Despite the great promises and the plentiful practical implications from the adoption of recent ML advances in the scientific domain of infectious diseases, there is an ongoing discussion among scientists of different disciplines related to the interpretability and explainability hurdles that stem from the deployment of complex ML solutions. On the one hand, a variety of ML algorithms has been proved to outperform traditional statistical modelling techniques in terms of performance. On the other hand, the black-box nature of these sophisticated approaches raises significant concerns on their practical utility, since the researchers are skeptical on trusting prediction mechanisms that lack transparency and explicit justification on how they end up into a specific decision. The above critical implications have led to the necessity of developing a suite of techniques belonging to the broader AI field, known as eXplainable Artificial Intelligence (XAI) that efficiently mitigate interpretability and explainability barriers without sacrificing performance aspects of opaque ML models (Arrieta et al., 2020).

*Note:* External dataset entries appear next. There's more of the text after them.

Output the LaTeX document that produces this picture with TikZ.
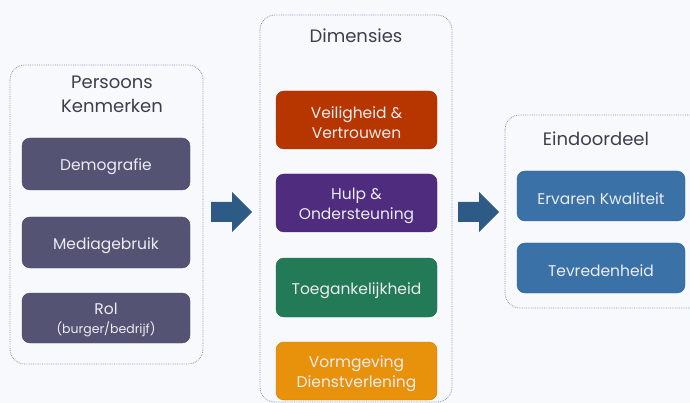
\documentclass[tikz,border=0pt]{standalone}
\usepackage{fontspec}
\setmainfont{Poppins}
\definecolor{bg}{HTML}{F8F9FC}
\definecolor{frame}{HTML}{7E98BC}
\definecolor{titletxt}{HTML}{3E3E4C}
\definecolor{boxtxt}{HTML}{ECECF2}
\definecolor{slate}{HTML}{555374}
\definecolor{rust}{HTML}{B73600}
\definecolor{plum}{HTML}{4F2C7E}
\definecolor{pine}{HTML}{237A57}
\definecolor{amber}{HTML}{E8920B}
\definecolor{steel}{HTML}{3A72A7}
\definecolor{arrowblue}{HTML}{2E5B86}
\tikzset{
  container/.style={draw=frame, densely dotted, line width=0.8pt, rounded corners=15pt},
  titlebox/.style={text=titletxt, font=\fontsize{18}{24}\selectfont, align=center, inner sep=0pt},
  itembox/.style={fill=#1, draw=#1!85!black, line width=0.4pt, rounded corners=8pt, inner sep=0pt},
  itemtext/.style={text=boxtxt, font=\fontsize{15.5}{20}\selectfont, align=center, inner sep=0pt},
  flowarrow/.style={fill=arrowblue}
}
\begin{document}
\begin{tikzpicture}[x=1pt,y=-1pt]
\useasboundingbox (0,0) rectangle (690,403);
\fill[bg] (0,0) rectangle (690,403);
% containers
\draw[container] (10,65) rectangle (203,364);
\draw[container] (260,15) rectangle (452,402);
\draw[container] (505,115) rectangle (705,308);
% titles
\node[titlebox] (t1) at (112,94) {Persoons\\Kenmerken};
\node[titlebox] (t2) at (356,36) {Dimensies};
\node[titlebox] (t3) at (596,139) {Eindoordeel};
% left items
\node[itembox=slate, minimum width=168pt, minimum height=52pt] (demo) at (106,164) {};
\node[itemtext] (demo-t) at ([yshift=-3pt]demo.center) {Demografie};
\node[itembox=slate, minimum width=168pt, minimum height=51pt] (media) at (106,242.5) {};
\node[itemtext] (media-t) at ([yshift=-3pt]media.center) {Mediagebruik};
\node[itembox=slate, minimum width=168pt, minimum height=50pt] (rol) at (106,318) {};
\node[itemtext] (rol-t) at ([yshift=-2pt]rol.center) {Rol\\[-1pt]{\fontsize{12.5}{15}\selectfont(burger/bedrijf)}};
% middle items
\node[itembox=rust, minimum width=161pt, minimum height=58pt] (veil) at (356.5,120) {};
\node[itemtext] (veil-t) at ([yshift=-3pt]veil.center) {Veiligheid \&\\Vertrouwen};
\node[itembox=plum, minimum width=161pt, minimum height=58pt] (hulp) at (356.5,203) {};
\node[itemtext] (hulp-t) at ([yshift=-3pt]hulp.center) {Hulp \&\\Ondersteuning};
\node[itembox=pine, minimum width=161pt, minimum height=59pt] (toeg) at (356.5,287.5) {};
\node[itemtext] (toeg-t) at ([yshift=-3pt]toeg.center) {Toegankelijkheid};
\node[itembox=amber, minimum width=161pt, minimum height=58pt] (vorm) at (356.5,371) {};
\node[itemtext] (vorm-t) at ([yshift=-3pt]vorm.center) {Vormgeving\\Dienstverlening};
% right items
\node[itembox=steel, minimum width=168pt, minimum height=50pt] (erv) at (601,196) {};
\node[itemtext] (erv-t) at ([yshift=-3pt]erv.center) {Ervaren Kwaliteit};
\node[itembox=steel, minimum width=168pt, minimum height=50pt] (tevr) at (601,268) {};
\node[itemtext] (tevr-t) at ([yshift=-3pt]tevr.center) {Tevredenheid};
% arrows
\fill[flowarrow] (211,202) -- (232,202) -- (232,192) -- (252,212) -- (232,232) -- (232,222) -- (211,222) -- cycle;
\fill[flowarrow] (458,202) -- (479,202) -- (479,192) -- (499,212) -- (479,232) -- (479,222) -- (458,222) -- cycle;
\end{tikzpicture}
\end{document}
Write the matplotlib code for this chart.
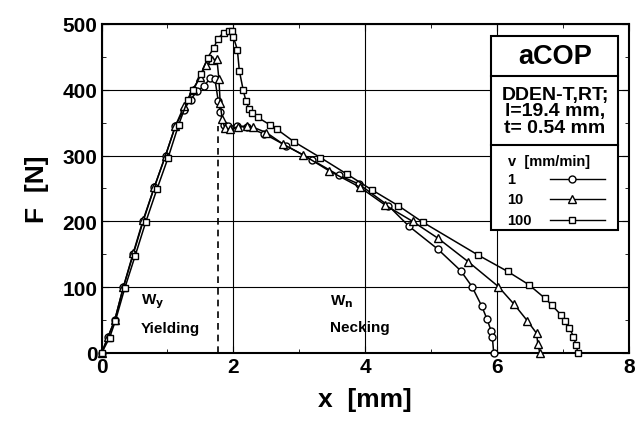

Towards this direction, the current study aims at the development of an holistic approach that exploits ML advancements in order to provide empirical evidence related to the presence and contamination intensity with Cryptosporidium oocysts and Giardia cysts in water samples. More specifically, the goals of this study are: (g1) to introduce a generic meta-learner ML approach that decomposes the model building phase into a binary classification and a regression task, in order to uncover the complicated relationships between a set of microbiological, physicochemical and meteorological parameters and the two response variables (Cryptosporidium and Giardia (oo)cysts) in the presence of zero-inflated distributions, (g2) to conduct a benchmark experiment, so as to empirically investigate and compare the prediction capabilities of the state-of-the-art ML algorithms that can serve, in turn, as future candidates for the meta-learner approach into similar experimental studies and (g3) to leverage XAI techniques with a strong focus on providing explanations concerning the most critical markers and parameters that facilitate the decision-making process, and thus to increase the interpretability, trustworthiness and transparency of ML data-driven solutions and their practical implications to various stakeholders and policy-makers.